Senna era o típico piloto descendente (mais poles que vitórias),Piquet e Mansell eram horizontais (proximidade entre poles e vitórias), e Prost ascendente por excelência (mais vitórias que poles).
Cada um soube brilhar por méritos diferentes. Piquet tornou-se o melhor acertador de carros na F-1, além de ser capaz de manobras como a ultrapassagem sobre Senna na Hungria em 1986. Piquet foi também o responsável pela introdução de diversas práticas, como o pré-aquecimento dos pneus entre outras. Prost talvez tenha sido o mais regular e constante – melhor predicado que um piloto pode ter. Senna o mais rápido, o mestre em guiar no limite da aderência (chuva, qualificação, circuitos de rua e voltas iniciais), e Mansell o showman, arrojado, louco, indispensável. Capaz de ultrapassar Berger por fora na Peraltada, na última volta do GP do México em 1990, e de se cortar com o troféu da vitória no Gp do Brasil de 1989.
Por serem especialmente valorizados, eventualmente dois dos quatro compuseram um time de ponta. Foi assim com Piquet e Mansell na Williams em 1986 e 1987, com Senna e Prost na McLaren em 1988 e 1989, e Prost e Mansell na Ferrari em 1990. As disputas tornaram-se tão ferozes, que não podem simplesmente ser expostas através de estatísticas.
O que dizer de corridas como Jerez em 1986 ou Hungria no mesmo ano? Como descrever o pega entre Nigel e Nélson em Silverstone em 1987? Ou as voltas finais de Mônaco em 1992? Ou ainda as últimas voltas do GP de nº 500, na Austrália em 1990? E a vitória de Prost no México em 1990? Que tal a 1ª volta de Donnington? Atuações sobre as quais deveria escrever um poeta, e não um jornalista.

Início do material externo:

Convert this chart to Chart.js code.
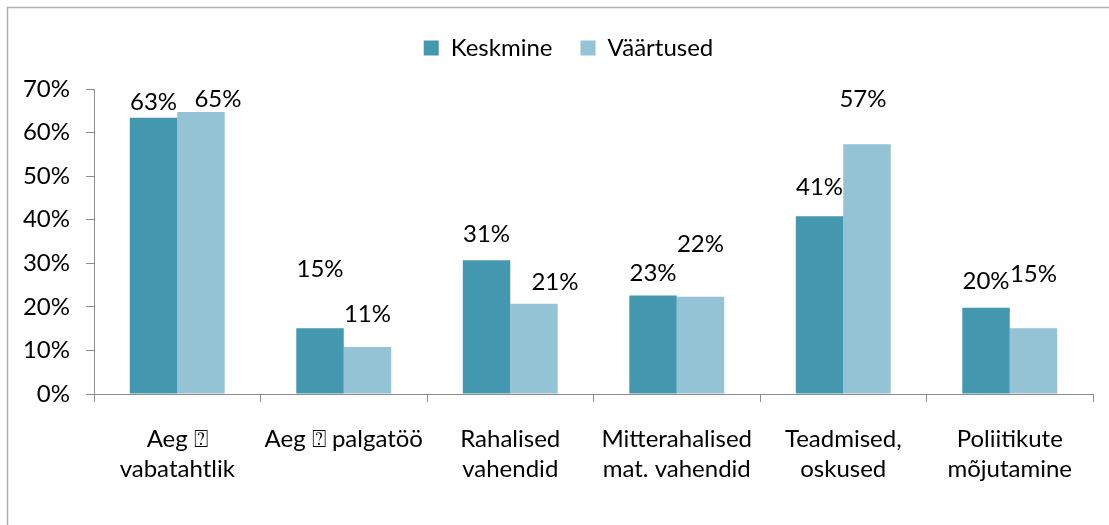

Mais do que defender este ou aquele, detalhar os números deste ou daquele, é preciso reconhecer o valor e a contribuição dos quatro. Nenhum obteve números equivalentes aos de Schumacher, mas nem de longe isto significa que eram melhores ou piores. Antes significa que eram outros tempos, e que ao longo de 13 anos houveram quatro pilotos que souberam ser competitivos através de mudanças de regulamento e equipes, assim como Schumacher atualmente. E isso não é pra qualquer um.